Wolves in Sheep’s Clothing

As the Scottish Government continue its Help out of the Hole campaign, raising awareness of the Debt Arrangement Scheme, some providers of the Scheme are behaving like wolves in sheep’s clothing, plunging consumers further into the hole of debt.

Ever since its launch the Scottish Government have taken a “broad church” approach to the Debt Arrangement Scheme.   This has been so successful that the 3 main providers of the Debt Arrangement Scheme are now all private sector firms, albeit it can also be accessed free through Citizen Advice Bureaux and local authorities.

To offset the risk that this would result in some consumers paying for services that they couldn’t afford, Regulation 12(2) of the Debt Arrangement Scheme (Scotland) Regulations 2011 required fee chargers to advise consumers  that they could access services for free and where they could access them.

In practice where a consumer disputes this has been done, the Debt Arrangement Scheme Administrator requires written proof showing such advice has been given.

Where it hasn’t, all fees have to be repaid to the consumer.

However, it would appear Scottish Government protection of consumers  is not going far enough.

Some firms are now including clauses that mean should the consumer leave their Debt Payment Programmes (DPPs) or transfer them to other providers, all fees that would have been due during the programme becoming instantly payable. Alternatively, other firms it is believed, instead of charging monthly fees, charge a one off high fee, but then allow the consumers to repay it by monthly instalments, to the same effect.
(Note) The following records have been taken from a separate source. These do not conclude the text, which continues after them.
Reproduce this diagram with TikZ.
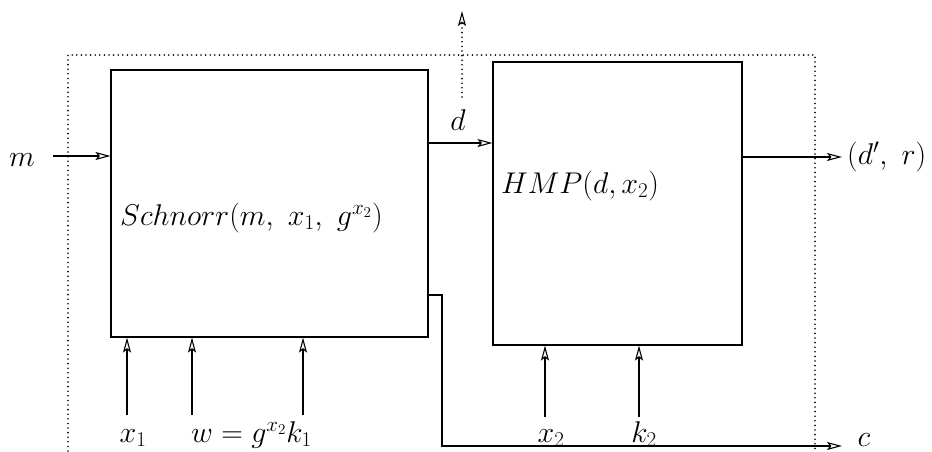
\RequirePackage{fix-cm}
\documentclass[tikz,border=0pt]{standalone}
\usetikzlibrary{arrows.meta}
\begin{document}
\begin{tikzpicture}[x=1pt,y=-1pt,
  tipo/.tip={Stealth[open,length=15pt,width=8pt,inset=3pt,line width=1.1pt]},
  blk/.style={draw,line width=1.1pt,inner sep=0pt},
  conn/.style={line width=1.1pt,-tipo},
  dotln/.style={line width=1.8pt,line cap=round,dash pattern=on 0pt off 4.6pt},
  lbl/.style={inner sep=0pt,font=\fontsize{30}{35}\selectfont}]
\useasboundingbox (0,0) rectangle (932,451);
% frame
\draw[dotln] (68,451) -- (68,55) -- (815,55) -- (815,451);
% blocks
\node[blk,minimum width=317pt,minimum height=267pt] (b1) at (269.5,203.5) {};
\node[blk,minimum width=249pt,minimum height=283pt] (b2) at (617.5,203.5) {};
\node[lbl,anchor=base west] (t1) at (120,225) {$Schnorr(m,\ x_1,\ g^{x_2})$};
\node[lbl,anchor=base west] (t2) at (501,193) {$HMP(d,x_2)$};
% m input
\node[lbl,anchor=base] (lm) at (22,166) {$m$};
\coordinate (ms) at (53,156);
\draw[conn] (ms) -- (ms -| b1.west);
% d
\node[lbl,anchor=base] (ld) at (458,130) {$d$};
\coordinate (ds) at (428,143);
\draw[conn] (ds) -- (ds -| b2.west);
% dotted up arrow
\coordinate (us) at (462,97);
\coordinate (ue) at (462,11);
\draw[dotln,-tipo] (us) -- (ue);
% output
\coordinate (os) at (742,157);
\coordinate (oe) at (842,157);
\draw[conn] (os) -- (oe);
\node[lbl,anchor=west] (lo) at (847,157) {$(d',\ r)$};
% bottom inputs block 1
\node[lbl,anchor=base] (lx1) at (133,442) {$x_1$};
\node[lbl,anchor=base west] (lw) at (191,442) {$w=g^{x_2}k_1$};
\coordinate (a1) at (127,415);
\coordinate (a2) at (192,415);
\coordinate (a3) at (303,415);
\draw[conn] (a1) -- (a1 |- b1.south);
\draw[conn] (a2) -- (a2 |- b1.south);
\draw[conn] (a3) -- (a3 |- b1.south);
% bottom inputs block 2
\node[lbl,anchor=base] (lx2) at (551,442) {$x_2$};
\node[lbl,anchor=base] (lk2) at (644,442) {$k_2$};
\coordinate (a4) at (545,417);
\coordinate (a5) at (639,417);
\draw[conn] (a4) -- (a4 |- b2.south);
\draw[conn] (a5) -- (a5 |- b2.south);
% c output
\coordinate (cs) at (428,295);
\coordinate (ce) at (842,446);
\draw[conn] (cs) -- (442,295) -- (442,446) -- (ce);
\node[lbl,anchor=base] (lc) at (864,446) {$c$};
\end{tikzpicture}
\end{document}
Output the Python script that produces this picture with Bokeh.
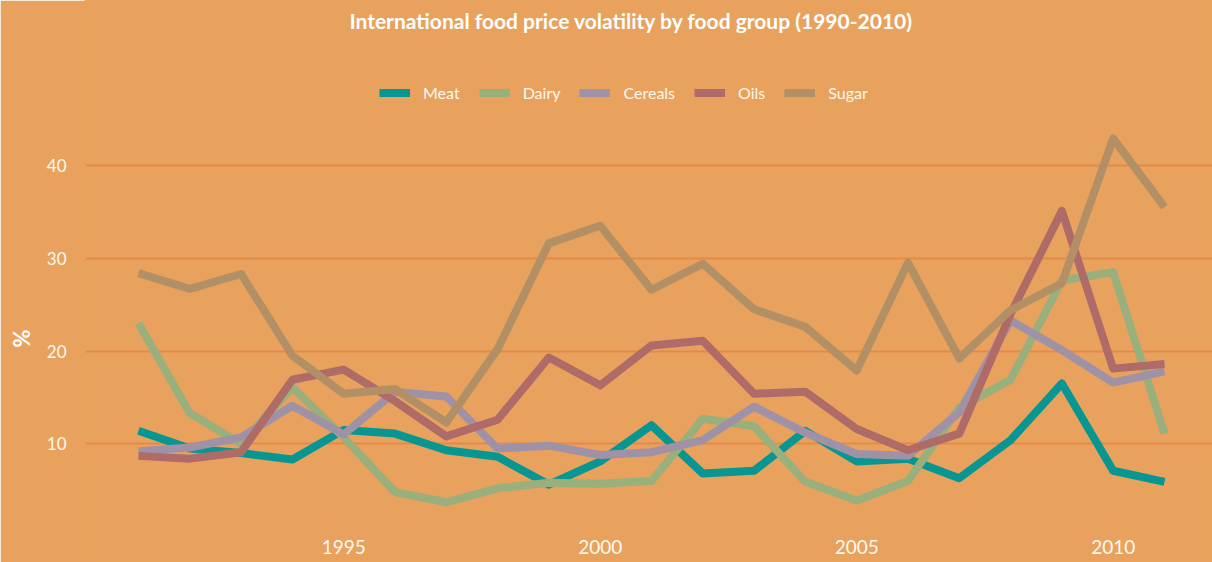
from bokeh.plotting import figure
from bokeh.models import Range1d, FixedTicker, Label, Legend, LegendItem, Title
from bokeh.embed import file_html
from bokeh.resources import INLINE

years = list(range(1991, 2012))
meat = [11.4, 9.5, 9.0, 8.3, 11.5, 11.1, 9.3, 8.6, 5.6, 8.1, 12.0, 6.8, 7.1, 11.4, 8.1, 8.4, 6.3, 10.4, 16.5, 7.1, 5.9]
dairy = [23.0, 13.3, 10.0, 16.1, 10.7, 4.8, 3.7, 5.2, 5.8, 5.7, 6.0, 12.7, 11.9, 5.9, 3.9, 6.0, 13.9, 16.9, 27.6, 28.5, 11.1]
cereals = [9.2, 9.6, 10.7, 14.1, 11.0, 15.6, 15.1, 9.5, 9.8, 8.8, 9.1, 10.4, 14.0, 11.2, 8.9, 8.7, 13.4, 23.3, 20.1, 16.6, 17.8]
oils = [8.7, 8.4, 9.1, 16.9, 18.0, 14.6, 10.8, 12.6, 19.3, 16.3, 20.6, 21.1, 15.4, 15.6, 11.6, 9.3, 11.1, 24.0, 35.1, 18.1, 18.6]
sugar = [28.4, 26.7, 28.3, 19.5, 15.4, 15.9, 12.3, 20.2, 31.6, 33.5, 26.6, 29.4, 24.5, 22.6, 17.9, 29.5, 19.2, 24.4, 27.3, 42.9, 35.5]

series_names = ["Meat", "Dairy", "Cereals", "Oils", "Sugar"]
series_values = [meat, dairy, cereals, oils, sugar]
series_colors = ["#079692", "#99AF7C", "#A092A6", "#AF6B68", "#B38F66"]

x_ticks = [1995, 2000, 2005, 2010]
y_ticks = [10, 20, 30, 40]
title_text = "International food price volatility by food group (1990-2010)"
y_label = "%"

BG = "#E8A25D"
FONT = "Lato"
TXT = "#FFF8F0"

p = figure(width=1212, height=562, output_backend="svg", toolbar_location=None,
           x_range=Range1d(1989.967, 2011.936), y_range=Range1d(-2.79, 57.77),
           min_border_left=85, min_border_right=0, min_border_top=0, min_border_bottom=0,
           background_fill_color=BG, border_fill_color=BG,
           outline_line_color=BG, outline_line_width=2)

items = []
for name, vals, col in zip(series_names, series_values, series_colors):
    r = p.line(years, vals, line_color=col, line_width=8, line_join="round", line_cap="butt")
    items.append(LegendItem(label=name, renderers=[r]))

legend = Legend(items=items, orientation="horizontal", location=(294, 460),
                glyph_width=31, glyph_height=9, label_standoff=13, spacing=19,
                padding=0, margin=0, background_fill_alpha=0, border_line_color=None,
                label_text_font=FONT, label_text_font_size="16px", label_text_color=TXT,
                label_height=18)
p.add_layout(legend)

# axes
p.xgrid.visible = False
p.ygrid.ticker = FixedTicker(ticks=y_ticks)
p.ygrid.grid_line_color = "#E38A48"
p.ygrid.grid_line_width = 2

p.xaxis.ticker = FixedTicker(ticks=x_ticks)
p.xaxis.fixed_location = 0.77
p.xaxis.axis_line_color = None
p.xaxis.major_tick_line_color = None
p.xaxis.minor_tick_line_color = None
p.xaxis.major_label_standoff = 5
p.xaxis.major_label_text_font = FONT
p.xaxis.major_label_text_font_size = "19px"
p.xaxis.major_label_text_color = TXT

p.yaxis.ticker = FixedTicker(ticks=y_ticks)
p.yaxis.axis_line_color = None
p.yaxis.major_tick_line_color = None
p.yaxis.minor_tick_line_color = None
p.yaxis.major_label_standoff = 13
p.yaxis.major_label_text_font = FONT
p.yaxis.major_label_text_font_size = "17px"
p.yaxis.major_label_text_color = TXT

p.add_layout(Title(text=y_label, align="left", offset=215, vertical_align="top",
                   standoff=14, text_font=FONT, text_font_size="22px",
                   text_font_style="bold", text_color="#FFFFFF"), "left")

p.add_layout(Label(x=546, y=542, x_units="screen", y_units="screen", text=title_text,
                   text_align="center", text_baseline="alphabetic",
                   text_font=FONT, text_font_size="21px", text_font_style="bold",
                   text_color="#FFFFFF"))

open("out.html", "w").write(file_html(p, INLINE))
This means in reality there are likely to be cases where a consumers circumstances change and they are no longer able to pay their DPP. Their DAS provider, the very person supposed to be helping them, then serves an all sums due notice, further indebting them.

It also means where consumers wish to transfer to another provider, because their fees are cheaper, they are obstructed from doing so with the fear they will incur further debts.

It is impossible to say whether such clauses are unfair under consumer contract regulations without examining the individual clauses, but clearly standard term contracts that bind consumers into paying for services that may last years, at times when they may be distressed and vulnerable, are reprehensible. This is more so the case where such contracts prevent competition in the market and the ability of consumers to switch to obtain better services for both themselves and their creditors.

I am aware of cases where such contracts have been used and where the DAS provider has turned into a raging bull, conducting themselves in a manner you would expect of debt collectors. This includes employing the threat of pursuing the debtor to prevent them from switching to other remedies or providers.

The Scottish Government is currently progressing regulations through the Scottish Parliament to change the way Trustee’s in Protected Trust Deeds charge their fees; I would urge the Minister Fergus Ewing to consider similar regulations in relation to the Debt Arrangement Scheme and for the DAS Administrator, Rosemary Winter Scott, to consider whether such providers are fit to do so.